This question has already an answer here that I unfortunately didn't understand....
First, I proved pointwise convergence easily after expanding $sin(\frac{1}{nx})$ ( taylor expansion near zero ).
When it came to uniform convergence, I did this:
$|R_n(x)| = |\sum_{k=n+1}^{\infty} \frac{(-1)^{k+1}}{k}\sin\frac{1}{kx}| \leq |\frac{\sin\frac{1}{(n+1)x}}{n+1}| \leq \frac{1}{n+1} \longrightarrow 0$.
Please WHY doesn't it converge uniformly on $(0,\infty)$??
I saw an answer that it DOES converge uniformly on $[A,\infty)$, but what is the problem in our domain?!!
When I saw this question, I felt disappointed as I have an exam tomorrow!
I think the main problem is that our doctor gave us only 2 ways ( normal convergence and remainder term ) to check the uniform convergence despite the fact they're many!! Please help me.

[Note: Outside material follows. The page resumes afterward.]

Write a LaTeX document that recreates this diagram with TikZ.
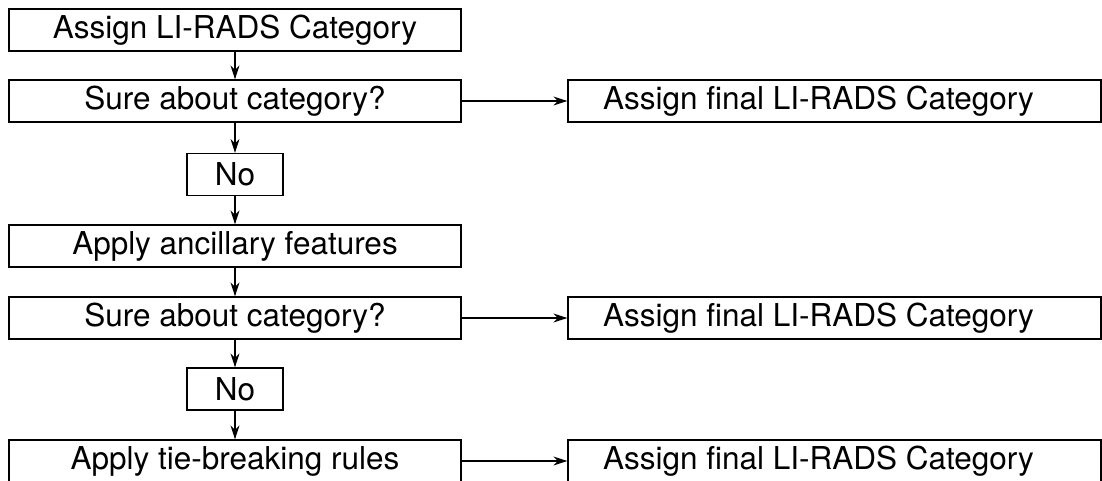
\documentclass[tikz,border=0pt]{standalone}
\usepackage{fontspec}
\setmainfont{TeX Gyre Heros}
\usetikzlibrary{arrows.meta}
\begin{document}
\begin{tikzpicture}[x=1pt,y=-1pt,
  boxfont/.style={font=\fontsize{31.5}{34}\selectfont},
  flowbox/.style={draw,line width=1.3pt,rectangle,inner sep=0pt,minimum height=42pt,boxfont},
  leftbox/.style={flowbox,minimum width=452pt},
  nobox/.style={flowbox,minimum width=96pt},
  rightbox/.style={flowbox,minimum width=533pt},
  conn/.style={line width=1.3pt,-{Stealth[length=14pt,width=9pt,inset=4.5pt]}}]
\useasboundingbox (0,0) rectangle (1102,480);
\node[leftbox] (a1) at (235,30) {Assign LI-RADS Category};
\node[leftbox] (s1) at (235,101) {Sure about category?};
\node[nobox] (n1) at (235,174.5) {No};
\node[leftbox] (ap) at (235,246) {Apply ancillary features};
\node[leftbox] (s2) at (235,318) {Sure about category?};
\node[nobox] (n2) at (235,389) {No};
\node[leftbox] (tb) at (235,461) {Apply tie-breaking rules};
\node[rightbox,label={[xshift=-16pt,boxfont]center:Assign final LI-RADS Category}] (r1) at (834.5,101) {};
\node[rightbox,label={[xshift=-16pt,boxfont]center:Assign final LI-RADS Category}] (r2) at (834.5,318) {};
\node[rightbox,label={[xshift=-16pt,boxfont]center:Assign final LI-RADS Category}] (r3) at (834.5,461) {};
\draw[conn] (a1) -- (s1);
\draw[conn] (s1) -- (n1);
\draw[conn] (n1) -- (ap);
\draw[conn] (ap) -- (s2);
\draw[conn] (s2) -- (n2);
\draw[conn] (n2) -- (tb);
\draw[conn] (s1) -- (r1);
\draw[conn] (s2) -- (r2);
\draw[conn] (tb) -- (r3);
\end{tikzpicture}
\end{document}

It appears that you are trying to use the Alternating Series Test on $$ \sum_{k=n+1}^\infty\frac{(-1)^{k+1}}{k}\,\sin\left(\frac1{kx}\right)\tag{1} $$ to get that the absolute value of the sum is no greater than the absolute value of the first term, which is no greater than $\frac1{n+1}$.
Unfortunately, the Alternating Series Test requires the terms to be alternating in sign and decreasing in absolute value; that is not the case in $(1)$ when $x$ gets close to $0$.